ICBA News Release
ICBA Director of Communications
ICBA Regulatory Counsel
FOR IMMEDIATE RELEASE
ICBA Applauds OCC for Expanding Lending Pilot Program
Washington, D.C. (August 18, 2004) - The Independent Community Bankers of America (ICBA) applauded the Office of the Comptroller of the Currency (OCC) today for extending and expanding a pilot program that allows national banks located in states that have higher lending limits for residential real estate loans or small business loans to apply and use the higher lending limits.
"We commend the OCC for extending its pilot program for national banks," said Karen Thomas, ICBA executive vice president and director of regulatory relations. "We are particularly pleased that the OCC has decided to expand the program to include secured agricultural loans-a step ICBA had urged since the inception of the program. This will be especially beneficial for community banks located in rural markets that depend on agricultural lending and that face serious competition from state-chartered banks and the Farm Credit System."

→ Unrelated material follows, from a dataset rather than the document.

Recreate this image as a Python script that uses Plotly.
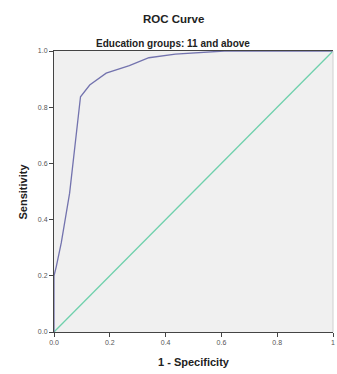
import plotly.graph_objects as go

fpr = [0, 0, 0.008, 0.026, 0.056, 0.095, 0.128, 0.187, 0.27, 0.34, 0.435, 0.54, 0.61, 1.0]
tpr = [0, 0.2, 0.232, 0.317, 0.494, 0.837, 0.879, 0.921, 0.948, 0.976, 0.989, 0.995, 1.0, 1.0]
ref_x = [0, 1]
ref_y = [0, 1]

x_tickvals = [0, 0.2, 0.4, 0.6, 0.8, 1.0]
x_ticktext = ["0.0", "0.2", "0.4", "0.6", "0.8", "1"]
y_tickvals = [0, 0.2, 0.4, 0.6, 0.8, 1.0]
y_ticktext = ["0.0", "0.2", "0.4", "0.6", "0.8", "1.0"]

FONT = "Liberation Sans, Arial, sans-serif"

fig = go.Figure()
fig.add_trace(go.Scatter(x=ref_x, y=ref_y, mode="lines",
                         line=dict(color="#6FD0AC", width=1.3), showlegend=False, hoverinfo="skip"))
fig.add_trace(go.Scatter(x=fpr, y=tpr, mode="lines",
                         line=dict(color="#7373AE", width=1.3), showlegend=False))

fig.update_layout(
    width=337, height=374,
    margin=dict(l=54, r=2, t=51, b=42),
    paper_bgcolor="white", plot_bgcolor="#F0F0F0",
    font=dict(family=FONT, color="#222"),
    xaxis=dict(range=[0, 1], tickvals=x_tickvals, ticktext=x_ticktext,
               showgrid=False, zeroline=False, showline=True, linecolor="#444", linewidth=1,
               mirror=True, ticks="outside", ticklen=4, tickcolor="#444",
               ticklabeloverflow="allow",
               tickfont=dict(size=7, color="#555")),
    yaxis=dict(range=[0, 1], tickvals=y_tickvals, ticktext=y_ticktext,
               showgrid=False, zeroline=False, showline=True, linecolor="#444", linewidth=1,
               ticks="outside", ticklen=4, tickcolor="#444",
               ticklabeloverflow="allow",
               tickfont=dict(size=7, color="#555")),
    shapes=[dict(type="line", xref="paper", yref="paper", x0=1, x1=1, y0=0, y1=1,
                 line=dict(color="#D0D0D0", width=1))],
    annotations=[
        dict(text="<b>ROC Curve</b>", xref="paper", yref="paper", x=0.43, y=1.0,
             yshift=40, showarrow=False, font=dict(size=11.5, color="#222")),
        dict(text="<b>Education groups: 11 and above</b>", xref="paper", yref="paper",
             x=0.425, y=1.0, yshift=15, showarrow=False, font=dict(size=10, color="#222")),
        dict(text="<b>1 - Specificity</b>", xref="paper", yref="paper", x=0.5, y=0,
             yshift=-38, showarrow=False, font=dict(size=11, color="#222")),
        dict(text="<b>Sensitivity</b>", xref="paper", yref="paper", x=0, y=0.5,
             xshift=-40, textangle=-90, showarrow=False, font=dict(size=11, color="#222")),
    ],
)

fig.write_html("out.html", config={"displayModeBar": False},
               post_script="document.body.style.margin='0px';document.body.style.padding='0px';")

National banks are generally allowed to lend no more than 15 percent of their capital on an unsecured basis-plus an additional 10 percent secured by readily marketable collateral-to a single borrower. Many states have established higher limits for the banks they charter. In June 2001, the OCC started a three-year pilot program that allowed well-run national banks to lend up to the state limit-but no more than 25 percent of capital-to single borrowers for small business and certain residential loans. The OCC is now renewing the pilot program for another three years, or until June 11, 2007, and expanding it to include agricultural loans.
"Community banks with national charters in states with higher lending limits for state-chartered banks have a competitive disadvantage," explained Thomas. "Because of the national bank lending limits, they are often unable to meet customer needs. The pilot program will expand the ability of participating community banks to serve their customers."